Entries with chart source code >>
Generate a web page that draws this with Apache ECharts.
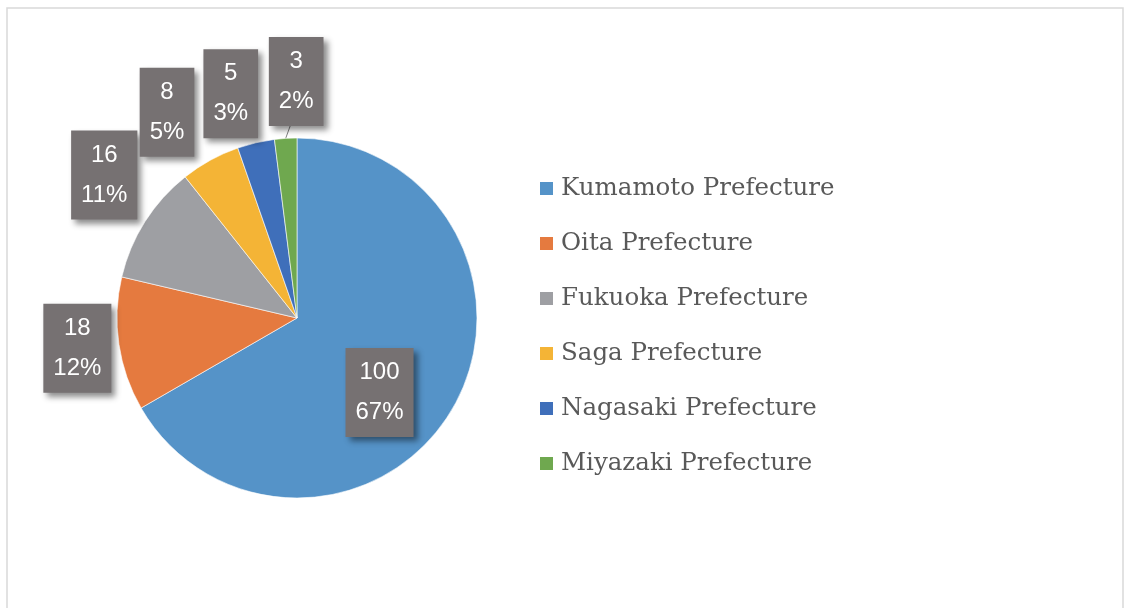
<!DOCTYPE html>
<html>
<head>
<meta charset="utf-8">
<style>
  html, body { margin: 0; padding: 0; background: #fff; }
  #chart { width: 1124px; height: 608px; }
</style>
<script src="https://cdn.jsdelivr.net/npm/echarts@6/dist/echarts.min.js"></script>
</head>
<body>
<div id="chart"></div>
<script>
// 数据
const prefectures = ['Kumamoto Prefecture', 'Oita Prefecture', 'Fukuoka Prefecture', 'Saga Prefecture', 'Nagasaki Prefecture', 'Miyazaki Prefecture'];
const counts = [100, 18, 16, 8, 5, 3];

const colors = ['#5593c8', '#e57a3f', '#9e9fa3', '#f4b436', '#3f6fba', '#6fa84f'];
// 标签相对库计算位置的微调 [dx, dy]
const labelShift = [[2, 28], [3, -2], [-2, -25], [-19, -13], [-11, -10], [18, -17]];

const chart = echarts.init(document.getElementById('chart'));

chart.setOption({
    animation: false,
    color: colors,
    graphic: [{
        type: 'rect',
        shape: { x: 7, y: 8, width: 1116, height: 700 },
        style: { fill: 'none', stroke: '#d9d9d9', lineWidth: 1.5 },
        silent: true
    }],
    legend: {
        orient: 'vertical',
        left: 533,
        top: 171,
        itemWidth: 15,
        itemHeight: 15,
        itemGap: 30,
        icon: 'rect',
        data: prefectures,
        textStyle: {
            fontFamily: 'DejaVu Serif',
            fontSize: 24.5,
            lineHeight: 24,
            color: '#595959',
            padding: [0, 0, 0, 2]
        }
    },
    series: [{
        type: 'pie',
        center: [297, 318],
        radius: 180,
        startAngle: 90,
        clockwise: true,
        avoidLabelOverlap: false,
        percentPrecision: 0,
        itemStyle: { borderColor: '#ffffff', borderWidth: 0.6 },
        label: {
            show: true,
            position: 'outside',
            formatter: '{c}\n{d}%',
            fontFamily: 'Liberation Sans',
            fontSize: 24,
            lineHeight: 40,
            color: '#ffffff',
            backgroundColor: '#767172',
            padding: [6, 10, 3, 10],
            shadowColor: 'rgba(0,0,0,0.45)',
            shadowBlur: 6,
            shadowOffsetX: 4,
            shadowOffsetY: 4
        },
        labelLine: { show: false, length: 40, length2: 0 },
        labelLayout: function (p) {
            const s = labelShift[p.dataIndex];
            const res = { align: 'center', dx: s[0], dy: s[1] };
            if (p.dataIndex === 5 && p.labelLinePoints) {
                const start = p.labelLinePoints[0];
                const r = p.labelRect;
                res.labelLinePoints = [start, [r.x + r.width + s[0] - 6, r.y + r.height + s[1]]];
            }
            return res;
        },
        data: prefectures.map((name, i) => ({
            name: name,
            value: counts[i],
            label: i === 0 ? { position: 'inside' } : undefined,
            labelLine: i === 5 ? { show: true, length: 40, length2: 0, lineStyle: { color: '#7f7f7f', width: 1 } } : undefined
        }))
    }]
});

window.addEventListener('resize', () => chart.resize());
</script>
</body>
</html>
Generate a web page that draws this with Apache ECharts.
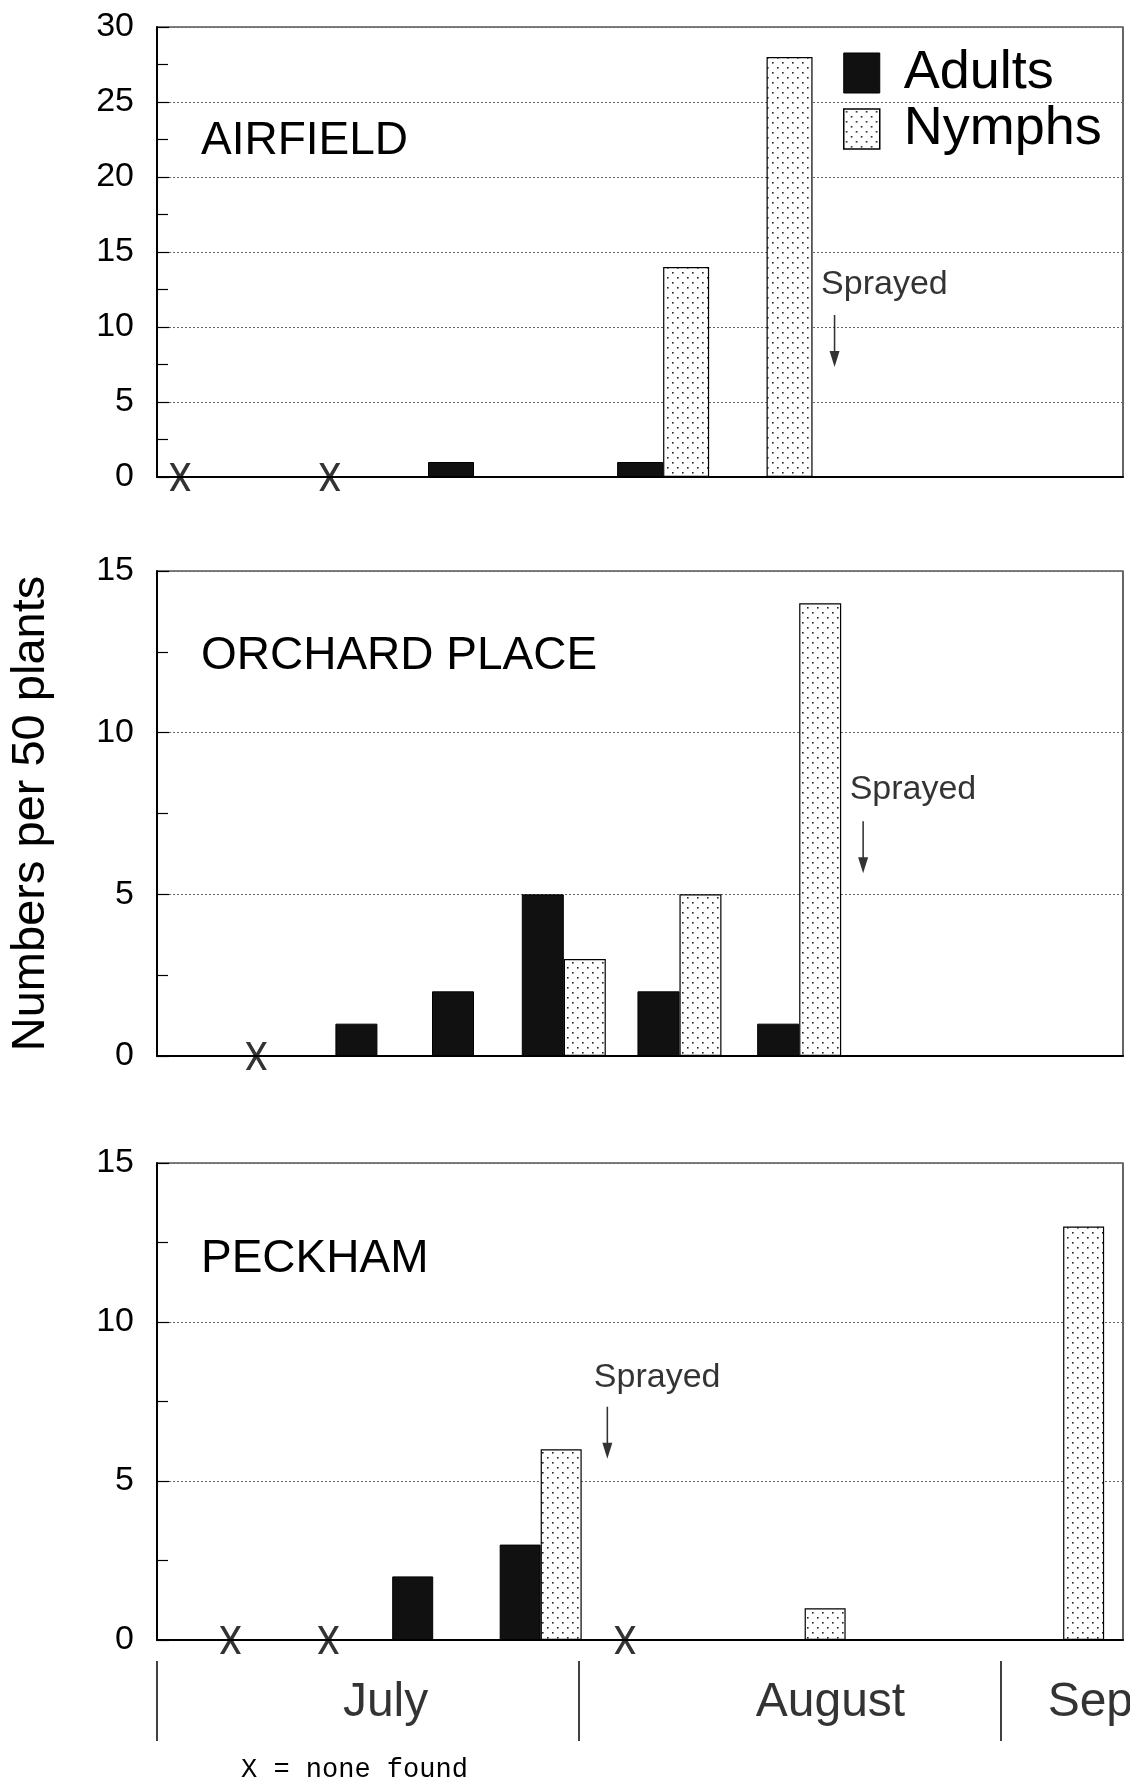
<!DOCTYPE html>
<html>
<head>
    <meta charset="utf-8">
    <title>Numbers per 50 plants</title>
    <script src="https://cdn.jsdelivr.net/npm/echarts@6/dist/echarts.min.js"></script>
</head>
<style>
    html, body, #main {
        width: 1130px;
        height: 1784px;
        margin: 0;
        background: #fff;
    }
</style>
<body>
<div id='main'></div>
<script>
    // days counted from 1 July (July = 0..31, August = 31..62, September from 62)
    var airfieldDays = [1.7, 12.7, 23.3, 37.2, 44.8];
    var airfieldAdults = [0, 0, 1, 1, 0];
    var airfieldNymphs = [0, 0, 0, 14, 28];

    var orchardDays = [7.3, 16.2, 23.3, 29.9, 38.4, 47.2];
    var orchardAdults = [0, 1, 2, 5, 2, 1];
    var orchardNymphs = [0, 0, 0, 3, 5, 14];

    var peckhamDays = [5.4, 12.6, 20.3, 28.2, 34.4, 47.6, 66.6];
    var peckhamAdults = [0, 0, 2, 3, 0, 0, 0];
    var peckhamNymphs = [0, 0, 0, 6, 0, 1, 13];

    var panelNames = ['AIRFIELD', 'ORCHARD PLACE', 'PECKHAM'];
    var panelMax = [30, 15, 15];
    var sprayDays = [49.8, 51.9, 33.1];
    var sprayTextValue = [12.8, 8.23, 8.24];
    var sprayArrowValue = [9.07, 6.46, 6.52];

    var months = ['July', 'August', 'Sep'];
    var monthLabelDays = [16.8, 49.5, 68.6];
    var dayMax = 71;

    var FONT = 'Liberation Sans, Arial, sans-serif';

    // dotted fill for the nymph bars
    var dots = document.createElement('canvas');
    dots.width = 10;
    dots.height = 10;
    var dctx = dots.getContext('2d');
    dctx.fillStyle = '#fff';
    dctx.fillRect(0, 0, 10, 10);
    dctx.fillStyle = '#222';
    dctx.fillRect(2, 2, 1.6, 1.6);
    dctx.fillRect(7, 7, 1.6, 1.6);
    var nymphFill = {image: dots, repeat: 'repeat'};

    var grids = [
        {left: 157, top: 27, width: 966, height: 450},
        {left: 157, top: 571, width: 966, height: 485},
        {left: 157, top: 1163, width: 966, height: 477}
    ];
    var barWidths = [46, 42, 41];

    var panels = [
        {days: airfieldDays, adults: airfieldAdults, nymphs: airfieldNymphs},
        {days: orchardDays, adults: orchardAdults, nymphs: orchardNymphs},
        {days: peckhamDays, adults: peckhamAdults, nymphs: peckhamNymphs}
    ];

    var xMarkPath = 'path://M0,0 L4,0 L10,10.5 L16,0 L20,0 L12.2,13.5 L20,27 L16,27 L10,16.5 L4,27 L0,27 L7.8,13.5 Z';
    var arrowPath = 'path://M4.3,0 L5.7,0 L5.7,36 L9.5,36 L5,52 L0.5,36 L4.3,36 Z';

    var gridList = [];
    var xAxes = [];
    var yAxes = [];
    var series = [];
    var titles = [];

    panels.forEach(function (p, i) {
        gridList.push({
            left: grids[i].left, top: grids[i].top, width: grids[i].width, height: grids[i].height,
            show: true, borderColor: '#000', borderWidth: 1.2, backgroundColor: 'transparent'
        });
        xAxes.push({
            gridIndex: i, type: 'value', min: 0, max: dayMax,
            axisLine: {show: true, onZero: false, lineStyle: {color: '#000', width: 2}},
            axisTick: {show: false}, axisLabel: {show: false}, splitLine: {show: false}
        });
        var yA = {
            gridIndex: i, type: 'value', min: 0, max: panelMax[i], interval: 5,
            axisLine: {show: true, lineStyle: {color: '#000', width: 2}},
            axisTick: {show: true, inside: true, length: 12, lineStyle: {color: '#000', width: 1.2}},
            minorTick: {show: true, splitNumber: 2, length: 11, lineStyle: {color: '#000', width: 1.2}},
            axisLabel: {color: '#000', fontSize: 34, fontFamily: FONT, margin: 23},
            splitLine: {show: true, lineStyle: {color: '#666', width: 1, type: [2, 2]}}
        };
        if (i === 1) {
            yA.name = 'Numbers per 50 plants';
            yA.nameLocation = 'middle';
            yA.nameGap = 102;
            yA.nameTextStyle = {color: '#000', fontSize: 47, fontFamily: FONT};
        }
        yAxes.push(yA);

        var adultData = [], nymphData = [], noneData = [];
        p.days.forEach(function (d, k) {
            if (p.adults[k] > 0) adultData.push([d, p.adults[k]]);
            if (p.nymphs[k] > 0) nymphData.push([d, p.nymphs[k]]);
            if (p.adults[k] === 0 && p.nymphs[k] === 0) noneData.push([d, 0]);
        });

        series.push({
            name: 'Adults', type: 'bar', xAxisIndex: i, yAxisIndex: i,
            barWidth: barWidths[i], barGap: '0%',
            itemStyle: {color: '#111', borderColor: '#000', borderWidth: 1},
            data: adultData
        });
        series.push({
            name: 'Nymphs', type: 'bar', xAxisIndex: i, yAxisIndex: i,
            barWidth: barWidths[i], barGap: '0%',
            itemStyle: {color: nymphFill, borderColor: '#000', borderWidth: 1.2},
            data: nymphData
        });
        series.push({
            name: 'none found', type: 'scatter', xAxisIndex: i, yAxisIndex: i,
            symbol: xMarkPath, symbolSize: [21, 28], z: 5,
            itemStyle: {color: '#000'},
            data: noneData
        });
        // "Sprayed" note and arrow
        series.push({
            name: 'sprayed-text', type: 'scatter', xAxisIndex: i, yAxisIndex: i,
            symbolSize: 1, itemStyle: {color: 'transparent'},
            label: {
                show: true, position: 'right', distance: 0, offset: [-14, 0],
                formatter: 'Sprayed', color: '#000', fontSize: 34, fontFamily: FONT
            },
            data: [[sprayDays[i], sprayTextValue[i]]]
        });
        series.push({
            name: 'sprayed-arrow', type: 'scatter', xAxisIndex: i, yAxisIndex: i,
            symbol: arrowPath, symbolSize: [10, 52],
            itemStyle: {color: '#000'},
            data: [[sprayDays[i], sprayArrowValue[i]]]
        });

        titles.push({
            text: panelNames[i], left: 201, top: [118, 633, 1236][i], padding: 0,
            textStyle: {color: '#000', fontSize: 46, fontWeight: 'normal', fontFamily: FONT}
        });
    });

    // month strip under the last panel
    gridList.push({left: 157, top: 1661, width: 966, height: 80});
    xAxes.push({
        gridIndex: 3, type: 'value', min: 0, max: dayMax, interval: 31,
        axisLine: {show: false}, axisTick: {show: false}, axisLabel: {show: false},
        splitLine: {show: true, showMinLine: true, showMaxLine: false, lineStyle: {color: '#000', width: 1.5, type: 'solid'}}
    });
    yAxes.push({gridIndex: 3, type: 'value', min: 0, max: 1, show: false});
    series.push({
        name: 'months', type: 'scatter', xAxisIndex: 3, yAxisIndex: 3,
        symbolSize: 1, itemStyle: {color: 'transparent'},
        label: {
            show: true, position: 'inside', color: '#000', fontSize: 48, fontFamily: FONT,
            formatter: function (p) { return months[p.dataIndex]; }
        },
        data: monthLabelDays.map(function (d) { return [d, 0.48]; })
    });

    var chart = echarts.init(document.getElementById('main'));
    var option = {
        animation: false,
        backgroundColor: '#fff',
        title: titles,
        legend: {
            orient: 'vertical', left: 843, top: 46, padding: 0,
            itemWidth: 36, itemHeight: 40, itemGap: 2,
            textStyle: {color: '#000', fontSize: 54, fontFamily: FONT, padding: [0, 0, 0, 19]},
            data: [
                {name: 'Adults', icon: 'rect', itemStyle: {color: '#111', borderColor: '#000', borderWidth: 1}},
                {name: 'Nymphs', icon: 'rect', itemStyle: {color: nymphFill, borderColor: '#000', borderWidth: 1.5}}
            ]
        },
        grid: gridList,
        xAxis: xAxes,
        yAxis: yAxes,
        series: series,
        graphic: [{
            type: 'text', left: 241, top: 1756,
            style: {text: 'X = none found', fill: '#000', fontSize: 27, fontFamily: 'Liberation Mono, monospace'}
        }]
    };
    chart.setOption(option);
</script>
</body>
</html>
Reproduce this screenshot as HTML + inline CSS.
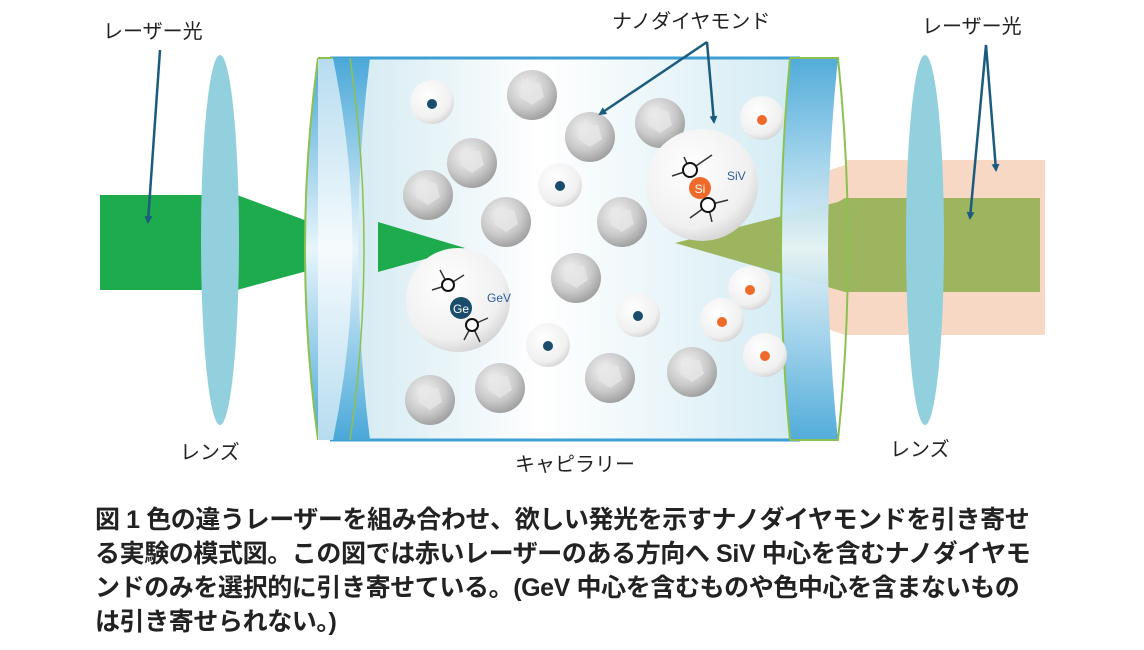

What to do >>
Quote, please, every line of the material above from its start through the line that has "const counts = [100, 18, 16, 8, 5, 3];", reproducing the words exactly and dropping any images.

Task answer >>
Generate a web page that draws this with Apache ECharts.
<!DOCTYPE html>
<html>
<head>
<meta charset="utf-8">
<style>
  html, body { margin: 0; padding: 0; background: #fff; }
  #chart { width: 1124px; height: 608px; }
</style>
<script src="https://cdn.jsdelivr.net/npm/echarts@6/dist/echarts.min.js"></script>
</head>
<body>
<div id="chart"></div>
<script>
// 数据
const prefectures = ['Kumamoto Prefecture', 'Oita Prefecture', 'Fukuoka Prefecture', 'Saga Prefecture', 'Nagasaki Prefecture', 'Miyazaki Prefecture'];
const counts = [100, 18, 16, 8, 5, 3];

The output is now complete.